Albarn: We just recorded some vocals there. I have a house there and it’s the perfect place to write because of the light [The sun doesn’t rise until midday]. Not good during the summer because it’s sunshine all the time, 24 hours a day.
ATN: Too happy?
Albarn: Too happy. They’re too happy. Very jolly people, really.
ATN: So “Strange News From A Distant Star” was recorded there. What other lyrics were recorded in Iceland?
Albarn: “Essex Dogs,” “Beetlebum,” “On Your Own.” We tried to do “Song 2″ there but we couldn’t.
ATN: How come?
Albarn: Too blissed out. I had to be in certain places [when recording]. I was genuinely trying to be more emotive in my singing than just sort of crafted.
ATN: How is being on the road now that you’ve adopted a new sober lifestyle?
Coxon: I’m pretty excited about it. I was worried for a while. I think only during the last three weeks, I managed to be able to deal with it. Before then, if I had gone on tour, it would have been difficult. But actually, when we toured for that week in England, it was pretty easy. And then, it gave me a lot more energy to do what I wanted and enabled me to put it where I wanted it instead of forgetting where I put it. So I could play the shows and really enjoy them and really have the energy for them and just be positive. I’m not saying it’s gonna be really easy but it seems to be at the moment.
ATN: Are you psyched to get back on the road and to feel that energy?
Albarn: We’ve just done a small tour of Britain, which was really fun. We played a lot of new songs. That was okay. It was accepted.
ATN: They reacted well?
Albarn: Yeah, they jumped up and down. It’s a really bizarre thing when people jump up and down and cheer you. You go, “Gee, I’ve achieved something.”
Coxon: Ripples of applause. It’s always a bit of a worry after you’ve played your heart out.
ATN: Damon, you’ve talked about the cartoon element of the old stuff, of the old characters, from the old songs.

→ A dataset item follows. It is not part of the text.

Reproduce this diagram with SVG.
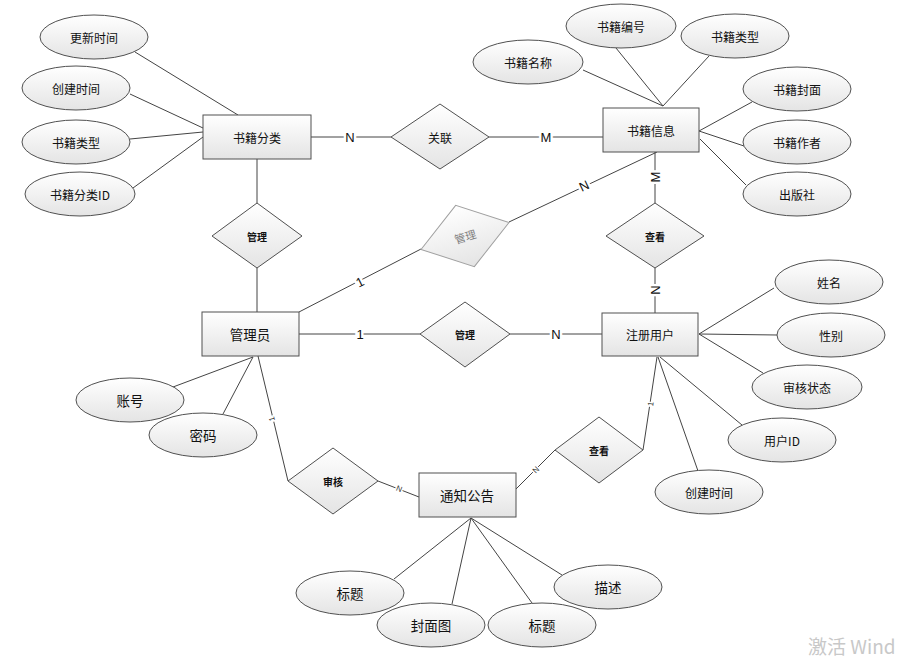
<svg xmlns="http://www.w3.org/2000/svg" width="901" height="664" viewBox="0 0 901 664">
<defs>
<linearGradient id="g" x1="0" y1="0" x2="0" y2="1">
<stop offset="0" stop-color="#ffffff"/>
<stop offset="1" stop-color="#e4e4e4"/>
</linearGradient>
</defs>
<style>
.shape{fill:url(#g);stroke:#505050;stroke-width:1}
.faint{fill:url(#g);stroke:#a0a0a0;stroke-width:1}
text{font-family:"Noto Sans CJK SC","Noto Sans",sans-serif;text-anchor:middle;dominant-baseline:central;fill:#111}
.t12{font-size:12px}
.t13{font-size:13.5px}
.td{font-size:10px;font-weight:bold}
.card{font-family:"Liberation Sans",Arial,sans-serif;font-size:13px;paint-order:stroke;stroke:#fff;stroke-width:5px;fill:#111}
.cs{font-family:"Liberation Sans",Arial,sans-serif;font-size:8px;paint-order:stroke;stroke:#fff;stroke-width:3px;fill:#333}
.conn line{stroke:#444;stroke-width:1}
</style>
<rect width="901" height="664" fill="#ffffff"/>
<g id="connectors" class="conn">
<line x1="135" y1="52" x2="238" y2="115"/>
<line x1="130" y1="94" x2="203" y2="128"/>
<line x1="130" y1="139" x2="203" y2="132"/>
<line x1="133" y1="188" x2="203" y2="137"/>
<line x1="311" y1="137" x2="391" y2="137"/>
<line x1="489" y1="137" x2="603" y2="137"/>
<line x1="257" y1="159" x2="257" y2="203"/>
<line x1="257" y1="268" x2="257" y2="312"/>
<line x1="583" y1="70" x2="663" y2="106"/>
<line x1="616" y1="48" x2="663" y2="106"/>
<line x1="709" y1="56" x2="663" y2="106"/>
<line x1="752" y1="102" x2="699" y2="131"/>
<line x1="699" y1="131" x2="744" y2="146"/>
<line x1="700" y1="139" x2="746" y2="185"/>
<line x1="657" y1="152" x2="509" y2="222"/>
<line x1="655" y1="152" x2="655" y2="203"/>
<line x1="299" y1="312" x2="421" y2="249"/>
<line x1="299" y1="334" x2="420" y2="334"/>
<line x1="510" y1="334" x2="602" y2="334"/>
<line x1="655" y1="268" x2="655" y2="313"/>
<line x1="699" y1="334" x2="774" y2="288"/>
<line x1="699" y1="334" x2="777" y2="335"/>
<line x1="699" y1="334" x2="763" y2="373"/>
<line x1="660" y1="357" x2="742" y2="425"/>
<line x1="658" y1="357" x2="698" y2="471"/>
<line x1="657" y1="357" x2="643" y2="450"/>
<line x1="173" y1="387" x2="253" y2="357"/>
<line x1="223" y1="414" x2="253" y2="357"/>
<line x1="258" y1="356" x2="288" y2="481"/>
<line x1="378" y1="481" x2="419" y2="497"/>
<line x1="516" y1="489" x2="555" y2="450"/>
<line x1="471" y1="518" x2="394" y2="579"/>
<line x1="471" y1="518" x2="452" y2="604"/>
<line x1="471" y1="518" x2="532" y2="603"/>
<line x1="471" y1="518" x2="562" y2="575"/>
<text class="card" x="350" y="137">N</text>
<text class="card" x="546" y="137">M</text>
<text class="card" x="584" y="186" transform="rotate(-25 584 186)">N</text>
<text class="card" x="655" y="177" transform="rotate(-90 655 177)">M</text>
<text class="card" x="360" y="282" transform="rotate(-27 360 282)">1</text>
<text class="card" x="360" y="334">1</text>
<text class="card" x="556" y="334">N</text>
<text class="card" x="655" y="290" transform="rotate(-90 655 290)">N</text>
<text class="cs" x="651" y="404" transform="rotate(-81 651 404)">1</text>
<text class="cs" x="272" y="419" transform="rotate(-104 272 419)">1</text>
<text class="cs" x="399" y="489" transform="rotate(21 399 489)">N</text>
<text class="cs" x="536" y="470" transform="rotate(-45 536 470)">N</text>
</g>
<g id="e-shujifenlei"><rect class="shape" x="203" y="115" width="108" height="44"/><text class="t12" x="257" y="137">书籍分类</text></g>
<g id="e-shujixinxi"><rect class="shape" x="603" y="108" width="96" height="44"/><text class="t12" x="651" y="130">书籍信息</text></g>
<g id="e-guanliyuan"><rect class="shape" x="202" y="312" width="97" height="44"/><text class="t13" x="250" y="334">管理员</text></g>
<g id="e-zhuceyonghu"><rect class="shape" x="602" y="313" width="96" height="43"/><text class="t12" x="650" y="334">注册用户</text></g>
<g id="e-tongzhigonggao"><rect class="shape" x="419" y="473" width="97" height="44"/><text class="t13" x="467" y="495">通知公告</text></g>
<g id="r-guanlian"><polygon class="shape" points="391,137 440,104 489,137 440,169"/><text class="t12" x="440" y="137">关联</text></g>
<g id="r-guanli1"><polygon class="shape" points="212,236 257,203 302,236 257,268"/><text class="td" x="257" y="236">管理</text></g>
<g id="r-guanli2" transform="rotate(-17 465 236)"><polygon class="faint" points="419,236 465,204 511,236 465,268"/><text x="465" y="236" style="font-size:11px;fill:#808080">管理</text></g>
<g id="r-guanli3"><polygon class="shape" points="420,334 465,302 510,334 465,367"/><text class="td" x="465" y="334">管理</text></g>
<g id="r-chakan1"><polygon class="shape" points="606,236 655,203 704,236 655,268"/><text class="td" x="655" y="236">查看</text></g>
<g id="r-chakan2"><polygon class="shape" points="555,450 599,417 643,450 599,483"/><text class="td" x="599" y="450">查看</text></g>
<g id="r-shenhe"><polygon class="shape" points="288,481 333,448 378,481 333,514"/><text class="td" x="333" y="481">审核</text></g>
<g id="a-gengxinshijian"><ellipse class="shape" cx="94" cy="37" rx="54" ry="22"/><text class="t12" x="94" y="37">更新时间</text></g>
<g id="a-chuangjianshijian1"><ellipse class="shape" cx="76" cy="88" rx="54" ry="22"/><text class="t12" x="76" y="88">创建时间</text></g>
<g id="a-shujileixing1"><ellipse class="shape" cx="76" cy="142" rx="54" ry="22"/><text class="t12" x="76" y="142">书籍类型</text></g>
<g id="a-fenleiid"><ellipse class="shape" cx="80" cy="194" rx="55" ry="22"/><text class="t12" x="80" y="194">书籍分类ID</text></g>
<g id="a-shujimingcheng"><ellipse class="shape" cx="528" cy="62" rx="55" ry="22"/><text class="t12" x="528" y="62">书籍名称</text></g>
<g id="a-shujibianhao"><ellipse class="shape" cx="621" cy="26" rx="55" ry="22"/><text class="t12" x="621" y="26">书籍编号</text></g>
<g id="a-shujileixing2"><ellipse class="shape" cx="735" cy="36" rx="54" ry="22"/><text class="t12" x="735" y="36">书籍类型</text></g>
<g id="a-shujifengmian"><ellipse class="shape" cx="797" cy="89" rx="54" ry="22"/><text class="t12" x="797" y="89">书籍封面</text></g>
<g id="a-shujizuozhe"><ellipse class="shape" cx="797" cy="142" rx="54" ry="22"/><text class="t12" x="797" y="142">书籍作者</text></g>
<g id="a-chubanshe"><ellipse class="shape" cx="797" cy="194" rx="54" ry="22"/><text class="t12" x="797" y="194">出版社</text></g>
<g id="a-xingming"><ellipse class="shape" cx="829" cy="282" rx="54" ry="22"/><text class="t12" x="829" y="282">姓名</text></g>
<g id="a-xingbie"><ellipse class="shape" cx="831" cy="335" rx="54" ry="22"/><text class="t12" x="831" y="335">性别</text></g>
<g id="a-shenhezhuangtai"><ellipse class="shape" cx="807" cy="387" rx="55" ry="22"/><text class="t12" x="807" y="387">审核状态</text></g>
<g id="a-yonghuid"><ellipse class="shape" cx="782" cy="440" rx="54" ry="22"/><text class="t12" x="782" y="440">用户ID</text></g>
<g id="a-chuangjianshijian2"><ellipse class="shape" cx="709" cy="492" rx="54" ry="22"/><text class="t12" x="709" y="492">创建时间</text></g>
<g id="a-zhanghao"><ellipse class="shape" cx="130" cy="400" rx="54" ry="22"/><text class="t13" x="130" y="400">账号</text></g>
<g id="a-mima"><ellipse class="shape" cx="203" cy="435" rx="54" ry="22"/><text class="t13" x="203" y="435">密码</text></g>
<g id="a-biaoti1"><ellipse class="shape" cx="350" cy="593" rx="54" ry="22"/><text class="t13" x="350" y="593">标题</text></g>
<g id="a-fengmiantu"><ellipse class="shape" cx="431" cy="625" rx="54" ry="22"/><text class="t13" x="431" y="625">封面图</text></g>
<g id="a-biaoti2"><ellipse class="shape" cx="542" cy="625" rx="54" ry="22"/><text class="t13" x="542" y="625">标题</text></g>
<g id="a-miaoshu"><ellipse class="shape" cx="608" cy="587" rx="54" ry="22"/><text class="t13" x="608" y="587">描述</text></g>
<text x="808" y="645" style="font-size:19px;fill:#c8c8c8;text-anchor:start">激活 Wind</text>
</svg>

Do you retain some of that when you perform the old material?
Albarn: The only one that we do now that is applicable is “Parklife.” It’s just got such a life of its own as a song we don’t really have to do anything on stage and everybody who comes to see us just goes bananas.
Coxon: I think we could just start the song and then stop playing and then it would just carry on.
Albarn: It doesn’t require anything from us. It’s just so popular.
ATN: When do you hit the road in America?
Albarn: March. We’ve sort of got into this pattern where we do a tour of America, then we see if anything happens.
Coxon: Yeah, we hope there will be this great big neon sign saying “come back. ” The Statue of Liberty shouting over to England…
Albarn: …”All is forgiven.”
ATN: And is success in America more important than it was to you in the past?
Coxon: It’s not as important as it was I don’t think. Because before we thought success in America was essential and I suppose we thought it’d come easier. We thought it wouldn’t be difficult. But [we were] just being very naive. So now we know a little bit more and we can come here and visit America and tour here. We’re used to the level of success we have here and I suppose if that gets any better, we’ll be OK about it.